The metric dual of $𝑔^{- 1}$ is the inverse $♯$ of the metric dual $♭$ of $𝑔$

\begin{matrix} 𝑣 & ⇝ & 𝑔 𝑣 \\ ⇝ & 𝑔^{- 1} 𝑔 𝑣 \\ = & 𝑣 \end{matrix}

Therefore, there is also a raised index $𝑔^{- 1} (𝑣^{♭}, 𝑒_{𝑗}) = 𝑣_{𝑗} 𝑔^{𝑖 𝑗} = 𝑣^{𝑖}$

Conversely, starting from the inverse $♯$ of $♭$ , it can be proven that it is the metric dual of some metric in $𝑉^{⊺}$ , and this metric is $𝑔^{- 1}$ in matrix representation

The metric dual of the metric $𝑔^{- 1} = 𝑔^{𝑖 𝑗} 𝑒_{𝑖} 𝑒_{𝑗}$ under the metric of ${(𝑉^{⊺ ⊙ 2})}^{⊺}$ is $𝑔 = 𝑔_{𝑖 𝑗} 𝑒^{𝑖} 𝑒^{𝑗} \in {(𝑉^{⊙ 2})}^{⊺}$ . The reverse is also true

tensor_(tag) Multilinearity (compatible with and logic of Cartesian product) + minimally independent (generating basis)

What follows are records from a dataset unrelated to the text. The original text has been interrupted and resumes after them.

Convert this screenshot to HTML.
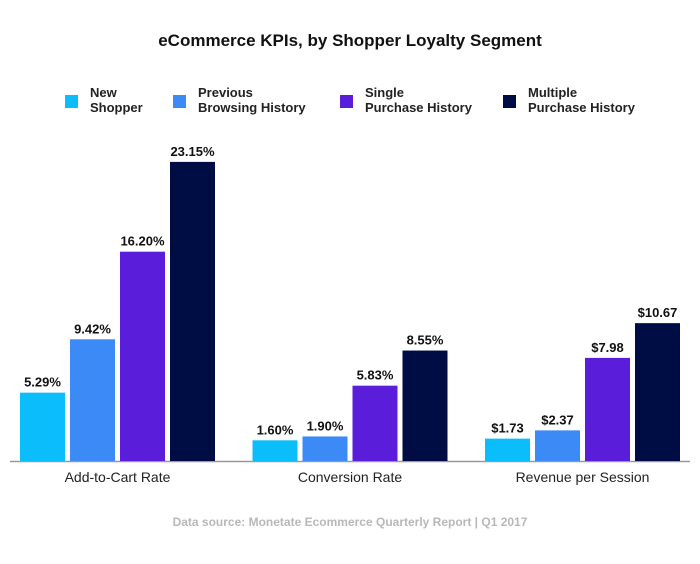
<!DOCTYPE html>
<html><head><meta charset="utf-8"><style>
body{margin:0;background:#fff;font-family:"Liberation Sans",sans-serif}
svg text{font-family:"Liberation Sans",sans-serif}
</style></head><body>
<svg id="c" width="700" height="559">
<text x="350" y="46" text-anchor="middle" font-size="17" font-weight="bold" fill="#111">eCommerce KPIs, by Shopper Loyalty Segment</text>
<line x1="10" x2="690" y1="461.5" y2="461.5" stroke="#999" stroke-width="1.5"/>
<text x="350" y="526" text-anchor="middle" font-size="12" font-weight="bold" fill="#b8b8b8">Data source: Monetate Ecommerce Quarterly Report | Q1 2017</text>
</svg>
<script>
const categories=["Add-to-Cart Rate","Conversion Rate","Revenue per Session"];
const seriesNames=[["New","Shopper"],["Previous","Browsing History"],["Single","Purchase History"],["Multiple","Purchase History"]];
const newShopper=[5.29,1.60,1.73];
const prevBrowsing=[9.42,1.90,2.37];
const singlePurchase=[16.20,5.83,7.98];
const multiPurchase=[23.15,8.55,10.67];
const labels=[["5.29%","1.60%","$1.73"],["9.42%","1.90%","$2.37"],["16.20%","5.83%","$7.98"],["23.15%","8.55%","$10.67"]];
const colors=["#0bbdfb","#3c8af5","#5a1edb","#000d45"];
const series=[newShopper,prevBrowsing,singlePurchase,multiPurchase];
const svg=document.getElementById('c');const NS="http://www.w3.org/2000/svg";
const base=461, k=12.92;
const y=v=>base-v*k;
const gx=i=>117.5+i*232.5;
const bw=45,step=50;
function mk(t,a){const e=document.createElementNS(NS,t);for(const n in a)e.setAttribute(n,a[n]);svg.appendChild(e);return e;}
categories.forEach((c,i)=>{
 const t=mk('text',{x:gx(i),y:482,'text-anchor':'middle','font-size':14,fill:'#222'});t.textContent=c;
 
 
 series.forEach((s,j)=>{
  const x=gx(i)-97.5+j*step;
  const r=mk('rect',{x:x,y:y(s[i]),width:bw,height:base-y(s[i]),fill:colors[j]});
  
  
  const l=mk('text',{x:x+bw/2,y:y(s[i])-6,'text-anchor':'middle','font-size':13,'font-weight':'bold',fill:'#111'});
  l.textContent=labels[j][i];
  
  
 });
});
const lx=[65,173,340,503];
seriesNames.forEach((n,j)=>{
 const r=mk('rect',{x:lx[j],y:95,width:13,height:13,fill:colors[j]});
 
 
 n.forEach((line,m)=>{
  const t=mk('text',{x:lx[j]+25,y:97+m*15,'font-size':13,'font-weight':'bold',fill:'#222'});t.textContent=line;
  
  
 });
});
</script>
</body></html>
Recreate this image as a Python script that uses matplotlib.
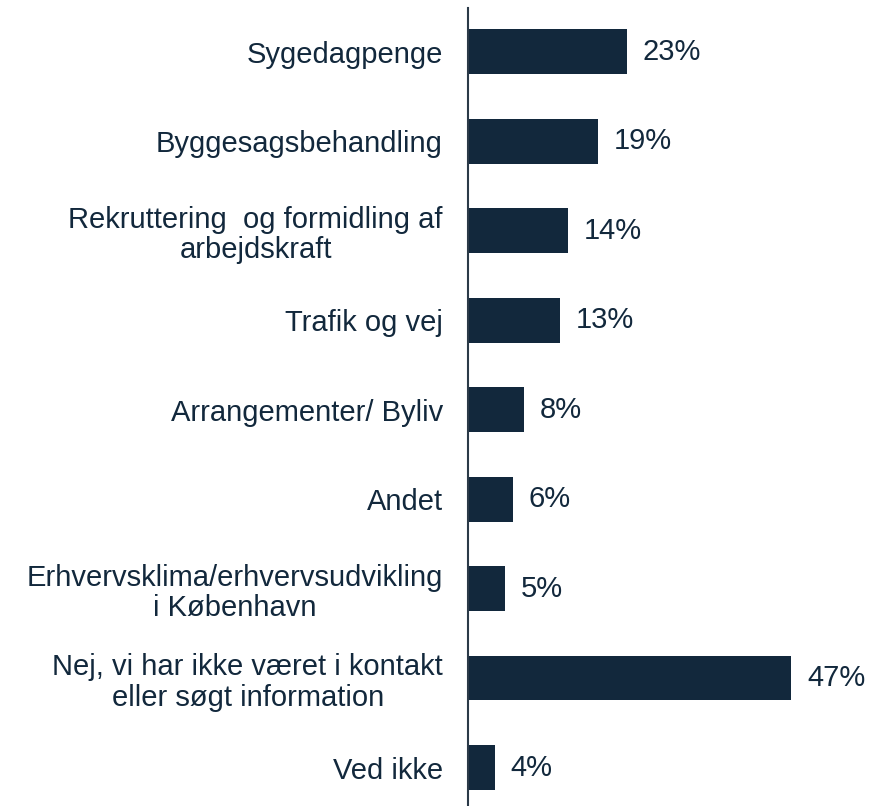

\begin{matrix} 𝑉_{1} \times \dots \times 𝑉_{𝑘} & ⟶ & 𝑉_{1} \otimes \dots \otimes 𝑉_{𝑘} \\ (𝑣_{1}, \dots, 𝑣_{𝑘}) & ⟿ & 𝑣_{1} \otimes \dots \otimes 𝑣_{𝑘} \end{matrix}

Derived basis $𝑒_{1, 𝑖_{1}} \otimes \dots \otimes 𝑒_{𝑘, 𝑖_{𝑘}}$ and coefficients of derived basis $𝑇^{𝑖_{1} \dots 𝑖_{𝑘}}$

From the properties of tensors

\begin{matrix} 𝑣_{1} \otimes \dots \otimes 𝑣_{𝑘} & = & (𝑣_{1}^{𝑖_{1}} 𝑒_{1, 𝑖_{1}}) \otimes \dots \otimes (𝑣_{𝑘}^{𝑖_{𝑘}} 𝑒_{𝑘, 𝑖_{𝑘}}) \\ = & (𝑣_{1}^{𝑖_{1}} \dots 𝑣_{𝑘}^{𝑖_{𝑘}}) 𝑒_{1, 𝑖_{1}} \otimes \dots \otimes 𝑒_{𝑘, 𝑖_{𝑘}} \end{matrix}

tensor-induced-quadratic-form_(tag)

derive the quadratic form $𝑔$ of the vector space to the quadratic form of the tensor space $𝑉^{\otimes 𝐼} \otimes 𝑉^{⊺ \otimes 𝐽}$

𝑔 (⨂_{𝑖 = 1 . . 𝐼} 𝑣_{𝑖} \otimes ⨂_{𝑗 = 1 . . 𝑗} 𝛼_{𝑗}, ⨂_{𝑖 = 1 . . 𝐼} 𝑤_{𝑖} \otimes ⨂_{𝑗 = 1 . . 𝑗} 𝛽_{𝑗}) = \prod_{𝑖 = 1 . . 𝐼} 𝑔 (𝑣_{𝑖}, 𝑤_{𝑖}) \prod_{𝑖 = 1 . . 𝐽} 𝑔^{- 1} (𝛼_{𝑗}, 𝛽_{𝑗})

Traverse all orthogonal bases $⨂_{𝑖 = 1 . . 𝐼} 𝑒_{𝑘_{𝑖}} \otimes ⨂_{𝑗 = 1 . . 𝐽} 𝑒^{𝑙_{𝑗}}$ with

{⟨ ⨂_{𝑖 = 1 . . 𝐼} 𝑒_{𝑘_{𝑖}} \otimes ⨂_{𝑗 = 1 . . 𝐽} 𝑒^{𝑙_{𝑗}} ⟩}^{2} = \prod_{𝑖 = 1 . . 𝐼} {⟨ 𝑒_{𝑘_{𝑖}} ⟩}^{2} \prod_{𝑗 = 1 . . 𝐽} {⟨ 𝑒^{𝑙_{𝑗}} ⟩}^{2}

get signature

rasing-and-lowring-index-tensor_(tag) Tensors can also metric dual raise/lower indices

Example Lowering index $𝑇_{𝑗}^{𝑖} ⇝ 𝑔_{𝑖 𝑖^{'}} 𝑇_{𝑗}^{𝑖^{'}} = 𝑇_{𝑖 𝑗}$